The decision of whom to place in the position of Chief Rabbi in Israel wouldn't rattle so many bones if the job entailed responsibilities similar to that of, say, the Chief Rabbi of England, whose opinion, albeit powerful, has no legal impact. But in Israel the Chief Rabbi and the extended Chief Rabbinate Council have massive power over personal status issues: how people marry and divorce, how they are buried, and whose conversion to Judaism counts. The Rabbinic courts today are actually a part of Israel's judicial system, operated by the Ministry of Religious Services, and their decisions are (ostensibly) enforced through the normal executive channels, like the police. When Ben-Gurion made his now-infamous "status-quo" deal with the ultra-Orthodox in 1947, he did not imagine that the "status-quo" would mean that by 2012, one quarter of Israel's first graders would be ultra-Orthodox.
It may very well be that Rabbi Eliyahu will not become the Sephardi Chief Rabbi and that the Jewish Home party's expected nomination is a mere political ploy, likely because he can convince the ultra-Orthodox community that Naftali Bennett isn't out to get them, that army service might not be such a bad idea, and because Netanyahu doesn't seem to like him too much. But it almost doesn't matter. As long as Synagogue and State remain intertwined in Israel, we're going to run into the treacherous combination of racism, sexism, and violent religious talk from people like Rabbi Shmuel Eliyahu.

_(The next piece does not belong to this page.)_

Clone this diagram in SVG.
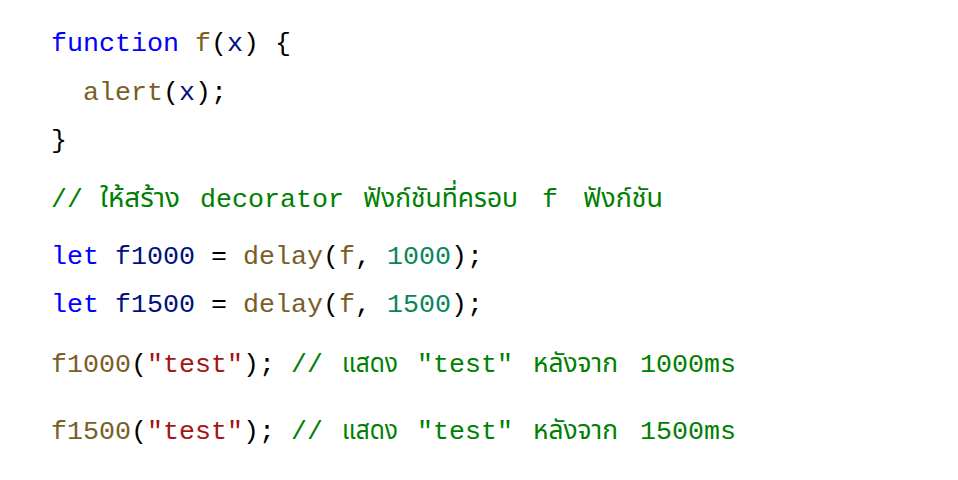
<svg xmlns="http://www.w3.org/2000/svg" width="958" height="480" viewBox="0 0 958 480">
<style>
text { font-family: "Liberation Mono", "DejaVu Sans Mono", "Noto Sans Thai", "Noto Sans", monospace; font-size: 26.67px; white-space: pre; fill: #000000; }
.th { font-family: "Noto Sans Thai", "Noto Sans", "Liberation Sans", sans-serif; }
.kw { fill: #0000ff; }
.fn { fill: #795e26; }
.va { fill: #001080; }
.nu { fill: #098658; }
.st { fill: #a31515; }
.cm { fill: #008000; }
</style>
<rect width="958" height="480" fill="#ffffff"/>
<g id="code">
<text x="51" y="51"><tspan class="kw">function</tspan> <tspan class="fn">f</tspan>(<tspan class="va">x</tspan>) {</text>
<text x="83" y="100"><tspan class="fn">alert</tspan>(<tspan class="va">x</tspan>);</text>
<text x="51" y="148">}</text>
<text x="51" y="207" class="cm">// </text>
<text x="100" y="207" class="cm th" textLength="80" lengthAdjust="spacingAndGlyphs">ให้สร้าง</text>
<text x="184" y="207" class="cm"> decorator </text>
<text x="363" y="207" class="cm th" textLength="155" lengthAdjust="spacingAndGlyphs">ฟังก์ชันที่ครอบ</text>
<text x="526" y="207" class="cm"> f </text>
<text x="583" y="207" class="cm th" textLength="80" lengthAdjust="spacingAndGlyphs">ฟังก์ชัน</text>
<text x="51" y="264"><tspan class="kw">let</tspan> <tspan class="va">f1000</tspan> = <tspan class="fn">delay</tspan>(<tspan class="fn">f</tspan>, <tspan class="nu">1000</tspan>);</text>
<text x="51" y="312"><tspan class="kw">let</tspan> <tspan class="va">f1500</tspan> = <tspan class="fn">delay</tspan>(<tspan class="fn">f</tspan>, <tspan class="nu">1500</tspan>);</text>
<text x="51" y="372"><tspan class="fn">f1000</tspan>(<tspan class="st">"test"</tspan>); <tspan class="cm">// </tspan></text>
<text x="342" y="372" class="cm th" textLength="56" lengthAdjust="spacingAndGlyphs">แสดง</text>
<text x="401" y="372" class="cm"> "test" </text>
<text x="533" y="372" class="cm th" textLength="85" lengthAdjust="spacingAndGlyphs">หลังจาก</text>
<text x="624" y="372" class="cm"> 1000ms</text>
<text x="51" y="439"><tspan class="fn">f1500</tspan>(<tspan class="st">"test"</tspan>); <tspan class="cm">// </tspan></text>
<text x="342" y="439" class="cm th" textLength="56" lengthAdjust="spacingAndGlyphs">แสดง</text>
<text x="401" y="439" class="cm"> "test" </text>
<text x="533" y="439" class="cm th" textLength="85" lengthAdjust="spacingAndGlyphs">หลังจาก</text>
<text x="624" y="439" class="cm"> 1500ms</text>
</g>
</svg>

CORRECTION II: This story has been updated to reflect the following correction: Jewish Home has not yet made its official nominations for Chief Rabbi, as this story originally stated. Israeli media reported the expected announcement of Rabbi Eliyahu's nomination was expected to come from the Jewish Home earlier this week, not this upcoming Monday, as this correction earlier stated. Jewish Home has not yet made an annoucement. The story now reflects this and we regret the error.